THITH: Thanks again. We’re just big fans of music. We like a lot of things and we try to absorb as much as we can. Some of the stuff we’re always listening to like for instance mod influences or early ska and dub doesn’t always find its way directly into our sound. Hopefully when things do work their way in more directly it doesn’t come off as a copy or imitation of the stuff we like and not too schizophrenic. Like to think it seems like something original.

MTTM: Do you try to capture elements of each of them in your own music?

THITH: There’s usually bits and pieces of things but we try to stay away from pastiche. So if a song maybe starts to sound too much like it’s influence we start trying to take it apart and see where else we can go with it.
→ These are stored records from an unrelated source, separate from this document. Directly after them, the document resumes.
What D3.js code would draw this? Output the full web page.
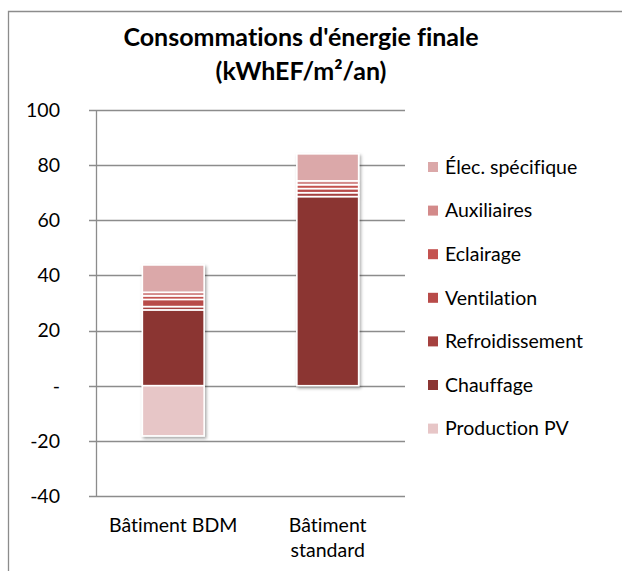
<!DOCTYPE html>
<html>
<head>
<meta charset="utf-8">
<script src="https://cdn.jsdelivr.net/npm/d3@7/dist/d3.min.js"></script>
<style>
  html, body { margin: 0; background: #fff; overflow: hidden; }
  svg { display: block; font-family: Lato, "Open Sans", sans-serif; font-variant-ligatures: none; }
</style>
</head>
<body>
<div id="chart"></div>
<script>
const categories = ['Bâtiment BDM', 'Bâtiment standard'];
const seriesNames = ['Chauffage', 'Refroidissement', 'Ventilation', 'Eclairage', 'Auxiliaires', 'Élec. spécifique', 'Production PV'];
const chauffage = [27.5, 68.6];
const refroidissement = [1.2, 1.4];
const ventilation = [2.6, 1.5];
const eclairage = [1.3, 1.4];
const auxiliaires = [1.3, 1.4];
const elecSpecifique = [9.9, 9.8];
const productionPV = [-18.2, 0];
const yTicks = [-40, -20, 0, 20, 40, 60, 80, 100];
const legendOrder = ['Élec. spécifique', 'Auxiliaires', 'Eclairage', 'Ventilation', 'Refroidissement', 'Chauffage', 'Production PV'];

const colors = {
  'Chauffage': '#8b3533',
  'Refroidissement': '#a5413f',
  'Ventilation': '#b84b49',
  'Eclairage': '#c4524f',
  'Auxiliaires': '#d38a8a',
  'Élec. spécifique': '#dba8a9',
  'Production PV': '#e7c6c7'
};

const values = [chauffage, refroidissement, ventilation, eclairage, auxiliaires, elecSpecifique, productionPV];
const rows = categories.map((c, i) => {
  const r = { cat: c };
  seriesNames.forEach((s, k) => { r[s] = values[k][i]; });
  return r;
});

const width = 622, height = 571;
const plot = { left: 96, right: 405, top: 110, bottom: 496 };
const fontSize = 19.5;

const svg = d3.select('#chart').append('svg')
  .attr('width', width)
  .attr('height', height);

const defs = svg.append('defs');
const shadow = defs.append('filter').attr('id', 'shadow')
  .attr('x', '-20%').attr('y', '-20%').attr('width', '150%').attr('height', '150%');
shadow.append('feDropShadow')
  .attr('dx', 1.5).attr('dy', 2).attr('stdDeviation', 1.6)
  .attr('flood-color', '#000').attr('flood-opacity', 0.35);

// chart frame (only left and top edges are inside the picture)
svg.append('path')
  .attr('d', `M8.5,${height}V11.5H${width}`)
  .attr('fill', 'none').attr('stroke', '#8c8c8c').attr('stroke-width', 1.3);

// title
svg.append('text')
  .attr('x', 301).attr('text-anchor', 'middle')
  .attr('font-weight', 'bold').attr('font-size', 25).attr('fill', '#000')
  .selectAll('tspan')
  .data(["Consommations d'énergie finale", '(kWhEF/m²/an)'])
  .join('tspan')
  .attr('x', 301)
  .attr('y', (d, i) => 46 + i * 34)
  .text(d => d);

const y = d3.scaleLinear().domain([-40, 100]).range([plot.bottom, plot.top]);
const x = d3.scaleBand().domain(categories).range([plot.left, plot.right])
  .paddingInner(0.6).paddingOuter(0.3);

// gridlines
svg.append('g')
  .selectAll('line')
  .data(yTicks)
  .join('line')
  .attr('x1', plot.left - 7).attr('x2', plot.right)
  .attr('y1', d => Math.round(y(d)) + 0.5).attr('y2', d => Math.round(y(d)) + 0.5)
  .attr('stroke', '#8c8c8c').attr('stroke-width', 1.3);

// y axis line
svg.append('line')
  .attr('x1', plot.left + 0.5).attr('x2', plot.left + 0.5)
  .attr('y1', y(100)).attr('y2', y(-40))
  .attr('stroke', '#8c8c8c').attr('stroke-width', 1.3);

// y labels
svg.append('g')
  .selectAll('text')
  .data(yTicks)
  .join('text')
  .attr('x', 60).attr('y', d => y(d))
  .attr('dy', '0.35em')
  .attr('text-anchor', 'end')
  .attr('font-size', fontSize).attr('fill', '#000')
  .text(d => d === 0 ? '-' : d);

// stacked bars
const stack = d3.stack().keys(seriesNames).offset(d3.stackOffsetDiverging);
const layers = stack(rows);

const barG = svg.append('g').attr('filter', 'url(#shadow)');
barG.selectAll('g')
  .data(layers)
  .join('g')
  .attr('fill', d => colors[d.key])
  .selectAll('rect')
  .data(d => d.filter(p => p[1] !== p[0]))
  .join('rect')
  .attr('x', d => x(d.data.cat))
  .attr('width', x.bandwidth())
  .attr('y', d => y(Math.max(d[0], d[1])))
  .attr('height', d => Math.abs(y(d[0]) - y(d[1])))
  .attr('stroke', '#fff').attr('stroke-width', 1.6);

// x labels
const xLabels = { 'Bâtiment BDM': ['Bâtiment BDM'], 'Bâtiment standard': ['Bâtiment', 'standard'] };
svg.append('g')
  .selectAll('text')
  .data(categories)
  .join('text')
  .attr('text-anchor', 'middle')
  .attr('font-size', fontSize).attr('fill', '#000')
  .each(function(c) {
    d3.select(this).selectAll('tspan')
      .data(xLabels[c])
      .join('tspan')
      .attr('x', x(c) + x.bandwidth() / 2)
      .attr('y', (d, i) => 532 + i * 25)
      .text(d => d);
  });

// legend
const legend = svg.append('g')
  .selectAll('g')
  .data(legendOrder)
  .join('g')
  .attr('transform', (d, i) => `translate(428, ${167 + i * 43.6})`);
legend.append('rect')
  .attr('x', 0).attr('y', -5).attr('width', 10).attr('height', 10)
  .attr('fill', d => colors[d]);
legend.append('text')
  .attr('x', 17).attr('y', 0).attr('dy', '0.35em')
  .attr('font-size', fontSize).attr('fill', '#000')
  .text(d => d);
</script>
</body>
</html>
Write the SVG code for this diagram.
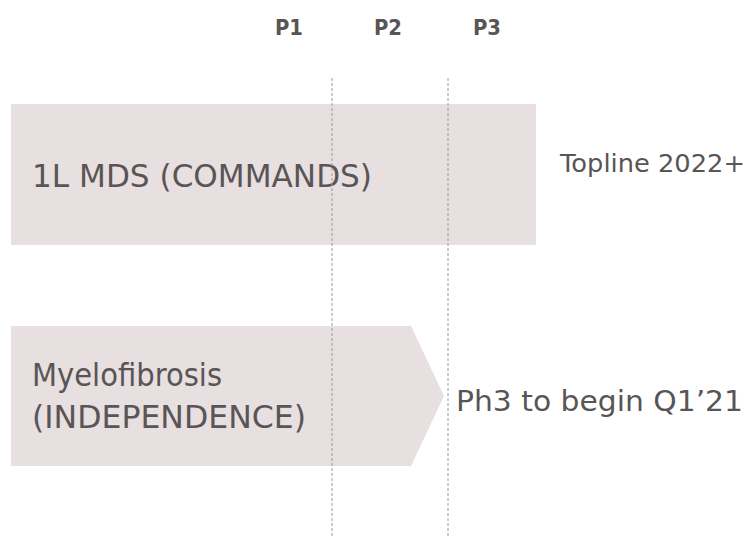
<svg xmlns="http://www.w3.org/2000/svg" width="756" height="536" viewBox="0 0 756 536">
<style>
.bg{fill:#ffffff}
.box{fill:#e7dfe0}
.lbl{font-family:"DejaVu Sans",sans-serif;fill:#595555}
.big{font-size:32px}
.mid{font-size:28px}
.top{font-size:25px}
.ph{font-family:"DejaVu Sans",sans-serif;font-weight:bold;font-size:22px;fill:#595555;text-anchor:middle}
.dash{stroke:#9a9a9a;stroke-width:1;stroke-dasharray:3 2;fill:none}
</style>
<rect class="bg" x="0" y="0" width="756" height="536"/>
<g id="phases">
<text class="ph" x="289" y="35" textLength="28" lengthAdjust="spacingAndGlyphs">P1</text>
<text class="ph" x="388" y="35" textLength="28" lengthAdjust="spacingAndGlyphs">P2</text>
<text class="ph" x="487" y="35" textLength="28" lengthAdjust="spacingAndGlyphs">P3</text>
</g>
<g id="node-mds">
<rect class="box" x="11" y="104" width="525" height="141"/>
<text class="lbl big" x="32" y="187" textLength="340" lengthAdjust="spacingAndGlyphs">1L MDS (COMMANDS)</text>
</g>
<g id="node-mf">
<polygon class="box" points="11,326 411,326 444,396 411,466 11,466"/>
<text class="lbl big" x="32" y="386" textLength="190" lengthAdjust="spacingAndGlyphs">Myelofibrosis</text>
<text class="lbl big" x="32" y="428" textLength="274" lengthAdjust="spacingAndGlyphs">(INDEPENDENCE)</text>
</g>
<g id="note-topline">
<text class="lbl top" x="560" y="172" textLength="185" lengthAdjust="spacingAndGlyphs">Topline 2022+</text>
</g>
<g id="note-ph3">
<text class="lbl mid" x="456" y="411" textLength="287" lengthAdjust="spacingAndGlyphs">Ph3 to begin Q1’21</text>
</g>
<g id="connectors">
<line class="dash" x1="332" y1="78" x2="332" y2="536"/>
<line class="dash" x1="448" y1="78" x2="448" y2="536"/>
</g>
</svg>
MTTM: You write the songs together.  Does this ever cause tension or disagreements between the pair of you?

THITH: No more than what you would expect with a creative process. There’s definitely fiery moments but we both get a lot out of working together. The way we do it is to break off and write on our own and while we’re doing that we each will write lyrics and sketches so what we come out with is an idea for a song. Then we start recording it and writing as we go with everything up for grabs and the song become ours.

MTTM: After writing ‘Dressed in Dresden’ together you say you decided this was the band you both ‘wanted to be’.  What was it about working together that made you come to that decision?

THITH: Neither of us had really done anything like it before and it just felt like there was a lot more there and that we each brought something the other needed.